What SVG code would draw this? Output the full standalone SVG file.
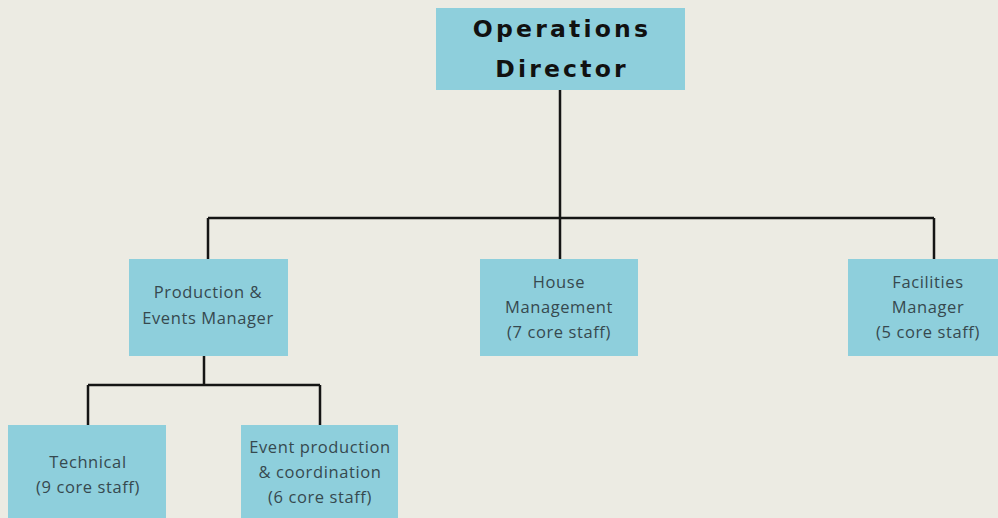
<svg xmlns="http://www.w3.org/2000/svg" width="998" height="518" viewBox="0 0 998 518">
<style>
.box{fill:#8ecfdc;}
.t{font-family:"Open Sans",Lato,"Liberation Sans",sans-serif;font-size:16.5px;fill:#36494f;text-anchor:middle;letter-spacing:0.6px;}
.h{font-family:"DejaVu Sans","Liberation Sans",Arial,sans-serif;font-weight:bold;font-size:23.5px;fill:#111;text-anchor:middle;letter-spacing:3.2px;}
.c{fill:none;stroke:#151515;stroke-width:2.5;}
</style>
<rect width="998" height="518" fill="#ecebe3"/>
<g id="connectors">
<path class="c" d="M560 90 V218 M208 218 H934 M208 218 V259 M560 218 V259 M934 218 V259"/>
<path class="c" d="M204 356 V385 M88 385 H320 M88 385 V425 M320 385 V425"/>
</g>
<g id="operations-director">
<rect class="box" x="436" y="8" width="249" height="82"/>
<text class="h" x="562" y="37">Operations</text>
<text class="h" x="562" y="77">Director</text>
</g>
<g id="production-events">
<rect class="box" x="129" y="259" width="159" height="97"/>
<text class="t" x="208" y="298">Production &amp;</text>
<text class="t" x="208" y="324">Events Manager</text>
</g>
<g id="house-management">
<rect class="box" x="480" y="259" width="158" height="97"/>
<text class="t" x="559" y="288">House</text>
<text class="t" x="559" y="313">Management</text>
<text class="t" x="559" y="338">(7 core staff)</text>
</g>
<g id="facilities-manager">
<rect class="box" x="848" y="259" width="150" height="97"/>
<text class="t" x="928" y="288">Facilities</text>
<text class="t" x="928" y="313">Manager</text>
<text class="t" x="928" y="338">(5 core staff)</text>
</g>
<g id="technical">
<rect class="box" x="8" y="425" width="158" height="93"/>
<text class="t" x="88" y="468">Technical</text>
<text class="t" x="88" y="493">(9 core staff)</text>
</g>
<g id="event-production">
<rect class="box" x="241" y="425" width="157" height="93"/>
<text class="t" x="320" y="453">Event production</text>
<text class="t" x="320" y="478">&amp; coordination</text>
<text class="t" x="320" y="503">(6 core staff)</text>
</g>
</svg>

---

◆ Challenge ◆
Omit the pictures and reproduce the listing exactly.

◆ Written response ◆
What SVG code would draw this? Output the full standalone SVG file.
<svg xmlns="http://www.w3.org/2000/svg" width="998" height="518" viewBox="0 0 998 518">
<style>
.box{fill:#8ecfdc;}
.t{font-family:"Open Sans",Lato,"Liberation Sans",sans-serif;font-size:16.5px;fill:#36494f;text-anchor:middle;letter-spacing:0.6px;}
.h{font-family:"DejaVu Sans","Liberation Sans",Arial,sans-serif;font-weight:bold;font-size:23.5px;fill:#111;text-anchor:middle;letter-spacing:3.2px;}
.c{fill:none;stroke:#151515;stroke-width:2.5;}
</style>
<rect width="998" height="518" fill="#ecebe3"/>
<g id="connectors">
<path class="c" d="M560 90 V218 M208 218 H934 M208 218 V259 M560 218 V259 M934 218 V259"/>
<path class="c" d="M204 356 V385 M88 385 H320 M88 385 V425 M320 385 V425"/>
</g>
<g id="operations-director">
<rect class="box" x="436" y="8" width="249" height="82"/>
<text class="h" x="562" y="37">Operations</text>
<text class="h" x="562" y="77">Director</text>
</g>
<g id="production-events">
<rect class="box" x="129" y="259" width="159" height="97"/>
<text class="t" x="208" y="298">Production &amp;</text>
<text class="t" x="208" y="324">Events Manager</text>
</g>
<g id="house-management">
<rect class="box" x="480" y="259" width="158" height="97"/>
<text class="t" x="559" y="288">House</text>
<text class="t" x="559" y="313">Management</text>
<text class="t" x="559" y="338">(7 core staff)</text>
</g>
<g id="facilities-manager">
<rect class="box" x="848" y="259" width="150" height="97"/>
<text class="t" x="928" y="288">Facilities</text>
<text class="t" x="928" y="313">Manager</text>
<text class="t" x="928" y="338">(5 core staff)</text>
</g>
<g id="technical">
<rect class="box" x="8" y="425" width="158" height="93"/>
<text class="t" x="88" y="468">Technical</text>
<text class="t" x="88" y="493">(9 core staff)</text>
</g>
<g id="event-production">
<rect class="box" x="241" y="425" width="157" height="93"/>
<text class="t" x="320" y="453">Event production</text>
<text class="t" x="320" y="478">&amp; coordination</text>
<text class="t" x="320" y="503">(6 core staff)</text>
</g>
</svg>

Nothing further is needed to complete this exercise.